Is this a bug in C2_W4_Lab_3_using-TPU-strategy
?
Compare with other labs C2_W4_Lab_2_multi-GPU-mirrored-strategy
and C2_W4_Lab_1_basic-mirrored-strategy
.
thank you
Hi there,
At the compute_loss function at this lab is returning global_batch_size=BATCH_SIZE * strategy.num_replicas_in_sync which is basically what is doing in the previous labs when setting the setting the GLOBAL_BATCH_SIZE parameter above.
@gent.spah thanks, but…
I see the same approach at computing the loss from those labs.
My point there is about creating the dataset.

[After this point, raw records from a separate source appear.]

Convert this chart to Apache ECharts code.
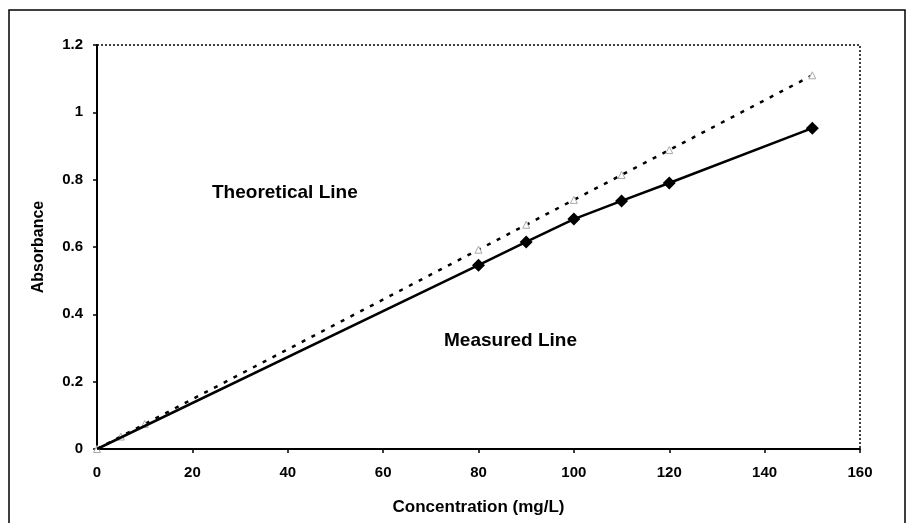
<!DOCTYPE html>
<html>
<head>
<meta charset="utf-8">
<script src="https://cdn.jsdelivr.net/npm/echarts@6/dist/echarts.min.js"></script>
<style>
  html, body { margin: 0; padding: 0; background: #fff; }
  #chart { width: 906px; height: 523px; }
</style>
</head>
<body>
<div id="chart"></div>
<script>
// Calibration data: absorbance vs. concentration
const theoreticalConc = [0, 5, 10, 80, 90, 100, 110, 120, 150];
const theoreticalAbs  = [0, 0.037, 0.074, 0.592, 0.666, 0.74, 0.814, 0.888, 1.11];

const measuredConc = [0, 80, 90, 100, 110, 120, 150];
const measuredAbs  = [0, 0.546, 0.615, 0.683, 0.737, 0.79, 0.953];

const xTicks = [0, 20, 40, 60, 80, 100, 120, 140, 160];
const yTicks = [0, 0.2, 0.4, 0.6, 0.8, 1, 1.2];

const FONT = 'Liberation Sans, Arial, sans-serif';

const chart = echarts.init(document.getElementById('chart'), null, { renderer: 'canvas' });

const theoData = theoreticalConc.map((c, i) => [c, theoreticalAbs[i]]);
const measData = measuredConc.map((c, i) => {
  const pt = { value: [c, measuredAbs[i]] };
  if (c === 0) pt.symbolSize = 0;
  return pt;
});

chart.setOption({
  animation: false,
  backgroundColor: '#fff',
  grid: {
    left: 97, top: 45, right: 46, bottom: 74,
    show: true, borderColor: '#000', borderWidth: 1.5, borderType: [2, 2]
  },
  xAxis: {
    type: 'value',
    min: xTicks[0], max: xTicks[xTicks.length - 1], interval: 20,
    name: 'Concentration (mg/L)',
    nameLocation: 'middle', nameGap: 50,
    nameTextStyle: { fontFamily: FONT, fontWeight: 'bold', fontSize: 17, color: '#000' },
    axisLine: { show: true, lineStyle: { color: '#000', width: 2 } },
    axisTick: { show: true, length: 4, lineStyle: { color: '#000', width: 1.5 } },
    axisLabel: { fontFamily: FONT, fontWeight: 'bold', fontSize: 15, color: '#000', margin: 16 },
    splitLine: { show: false }
  },
  yAxis: {
    type: 'value',
    min: yTicks[0], max: yTicks[yTicks.length - 1], interval: 0.2,
    name: 'Absorbance',
    nameLocation: 'middle', nameGap: 50, nameRotate: 90,
    nameTextStyle: { fontFamily: FONT, fontWeight: 'bold', fontSize: 16, color: '#000' },
    axisLine: { show: true, lineStyle: { color: '#000', width: 2 } },
    axisTick: { show: true, length: 4, lineStyle: { color: '#000', width: 1.5 } },
    axisLabel: { fontFamily: FONT, fontWeight: 'bold', fontSize: 15, color: '#000', margin: 14 },
    splitLine: { show: false }
  },
  series: [
    {
      name: 'Theoretical Line',
      type: 'line',
      data: theoData,
      symbol: 'triangle',
      symbolSize: 7,
      itemStyle: { color: '#fff', borderColor: '#aaa', borderWidth: 1 },
      lineStyle: { color: '#000', width: 2.5, type: [4, 7] },
      z: 2
    },
    {
      name: 'Measured Line',
      type: 'line',
      data: measData,
      symbol: 'diamond',
      symbolSize: 13,
      itemStyle: { color: '#000' },
      lineStyle: { color: '#000', width: 2.5 },
      z: 3
    }
  ],
  graphic: [
    {
      type: 'rect',
      shape: { x: 9, y: 10, width: 896, height: 540 },
      style: { fill: null, stroke: '#000', lineWidth: 1.5 },
      silent: true, z: 0
    },
    {
      type: 'text', left: 212, top: 183,
      style: { text: 'Theoretical Line', font: 'bold 19px ' + FONT, fill: '#000' }
    },
    {
      type: 'text', left: 444, top: 331,
      style: { text: 'Measured Line', font: 'bold 19px ' + FONT, fill: '#000' }
    }
  ]
});
</script>
</body>
</html>
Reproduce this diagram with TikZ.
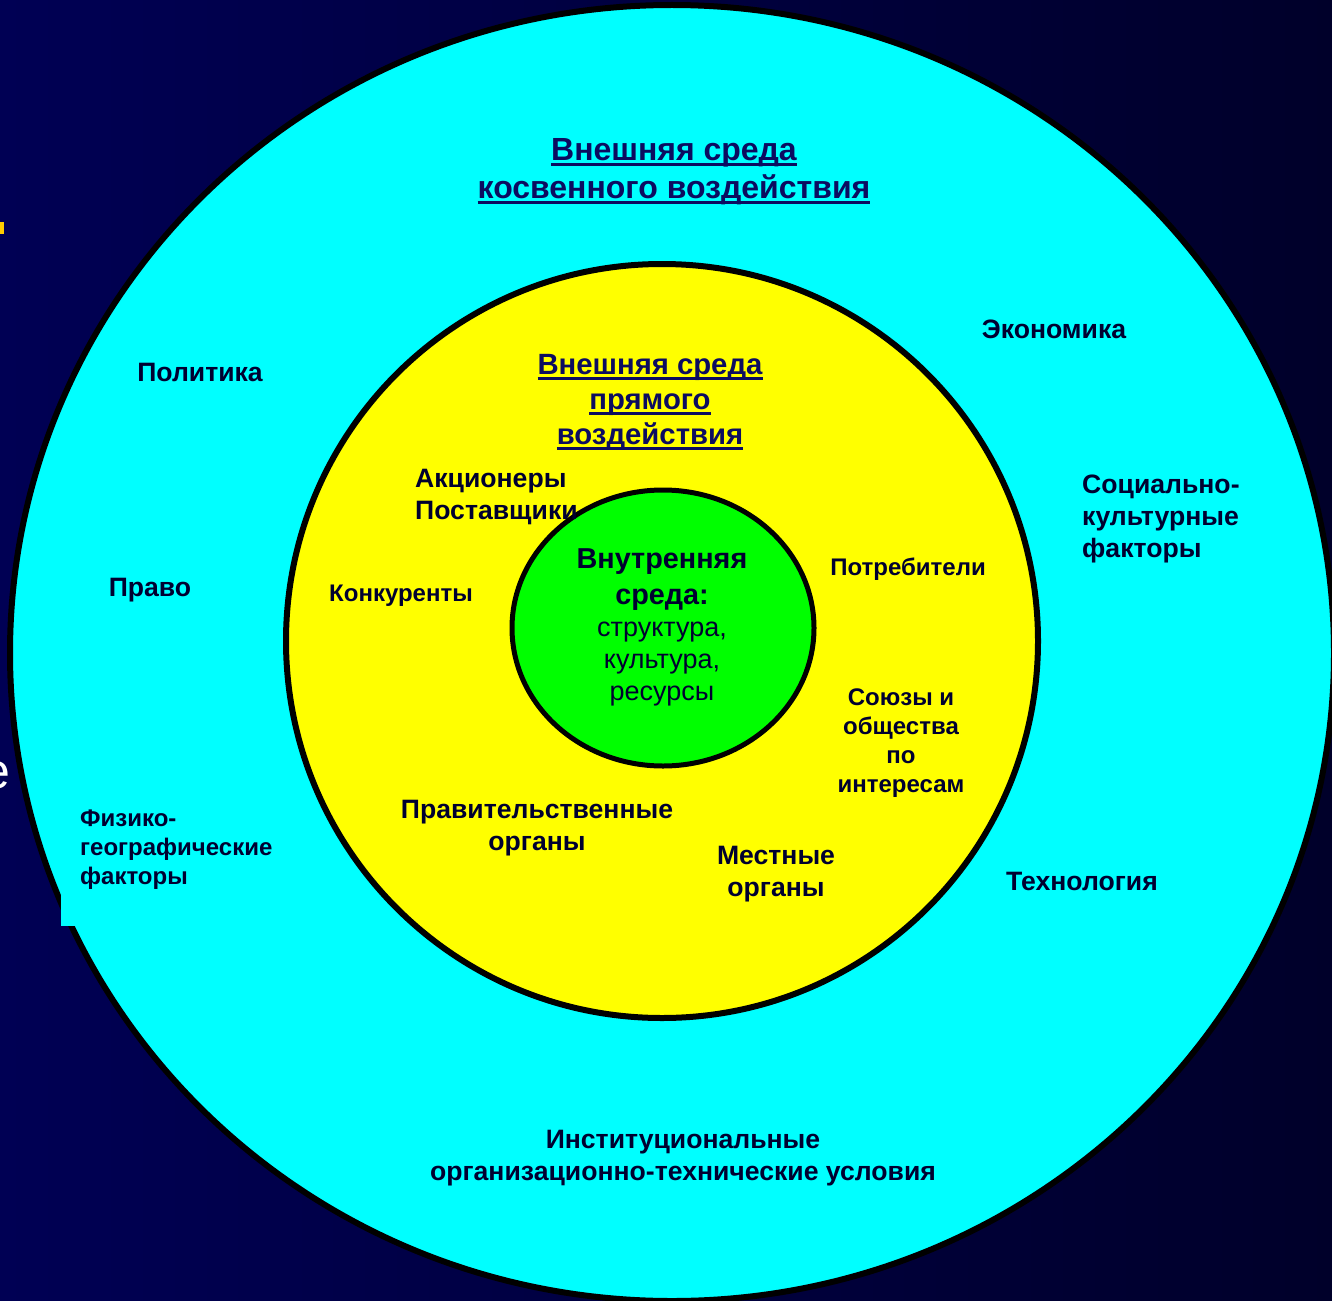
\documentclass[tikz,border=0pt]{standalone}
\usepackage{fontspec}
\setmainfont{Liberation Sans}
\definecolor{fondoL}{RGB}{0,0,84}
\definecolor{fondoR}{RGB}{0,0,42}
\definecolor{cian}{RGB}{0,255,255}
\definecolor{amarillo}{RGB}{255,255,0}
\definecolor{verde}{RGB}{0,255,0}
\definecolor{tinta}{RGB}{0,0,48}
\definecolor{titulo}{RGB}{12,12,96}
\definecolor{marca}{RGB}{255,204,0}
% subrayado a altura fija
\newcommand{\subr}[1]{\leavevmode\setbox0\hbox{#1}\rlap{\vrule height -2.5pt depth 5.5pt width \wd0}\box0}
\tikzset{
  lbl/.style={text=tinta, font=\bfseries\fontsize{26.6}{32}\selectfont, align=center, inner sep=0pt},
  lblp/.style={lbl, font=\bfseries\fontsize{24}{29}\selectfont},
  tit/.style={text=titulo, font=\bfseries\fontsize{32}{38}\selectfont, align=center, inner sep=0pt},
}
\begin{document}
\begin{tikzpicture}[x=1pt,y=-1pt]
  \useasboundingbox (0,0) rectangle (1332,1300);
  % Fondo
  \shade[left color=fondoL, right color=fondoR] (0,0) rectangle (1332,1300);
  \fill[marca] (0,222) rectangle (4,234);
  \node[text=white, font=\fontsize{50}{50}\selectfont, anchor=base east, inner sep=0pt] (e) at (11,788) {e};

  % Circulos
  \draw[line width=6pt, fill=cian] (672,653) ellipse [x radius=662, y radius=648];
  \fill[cian] (61,800) rectangle (280,926);
  \draw[line width=6pt, fill=amarillo] (662,641) ellipse [x radius=376, y radius=377];
  \draw[line width=5pt, fill=verde] (663,628) ellipse [x radius=151, y radius=138];

  % Nodos
  \node[tit] (indirecta) at (674,172) {\subr{Внешняя среда}\\\subr{косвенного воздействия}};
  \node[lbl] (pol) at (200,372) {Политика};
  \node[lbl] (eco) at (1054,329) {Экономика};
  \node[lbl, align=left, anchor=west] (soc) at (1082,519) {Социально-\\культурные\\факторы};
  \node[lbl] (der) at (150,590) {Право};
  \node[lblp, align=left, anchor=west] (fis) at (80,850) {Физико-\\географические\\факторы};
  \node[lbl] (tec) at (1082,881) {Технология};
  \node[lbl] (inst) at (683,1158) {Институциональные\\организационно-технические условия};

  \node[tit, font=\bfseries\fontsize{29.3}{35}\selectfont] (directa) at (650,402) {\subr{Внешняя среда}\\\subr{прямого}\\\subr{воздействия}};
  \node[lbl, align=left, anchor=west] (acc) at (415,497) {Акционеры\\Поставщики};
  \node[lblp] (comp) at (401,596) {Конкуренты};
  \node[lblp] (cons) at (908,569) {Потребители};
  \node[lblp] (sind) at (901,743) {Союзы и\\общества\\по\\интересам};
  \node[lbl] (gob) at (537,828) {Правительственные\\органы};
  \node[lbl] (loc) at (776,874) {Местные\\органы};

  \node[lbl, font=\fontsize{27}{32}\selectfont] (interna) at (662,627)
    {\textbf{\fontsize{28.8}{36}\selectfont Внутренняя}\\[4pt]\textbf{\fontsize{28.8}{35}\selectfont среда:}\\структура,\\культура,\\ресурсы};
\end{tikzpicture}
\end{document}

They are different, or the size of batch is randomly?
As far as I can see having two different computational strategies the way the data is fed in is a bit different but the principle is the same. The dataset is the same, then is shuflled and then a batch size is chosen to be fed (per replica or global depending on the strategy) but the rest of the computations add up and account of all resources used. The batch size in itself can be any but normally is choosen a power of 2 because of the binary logic.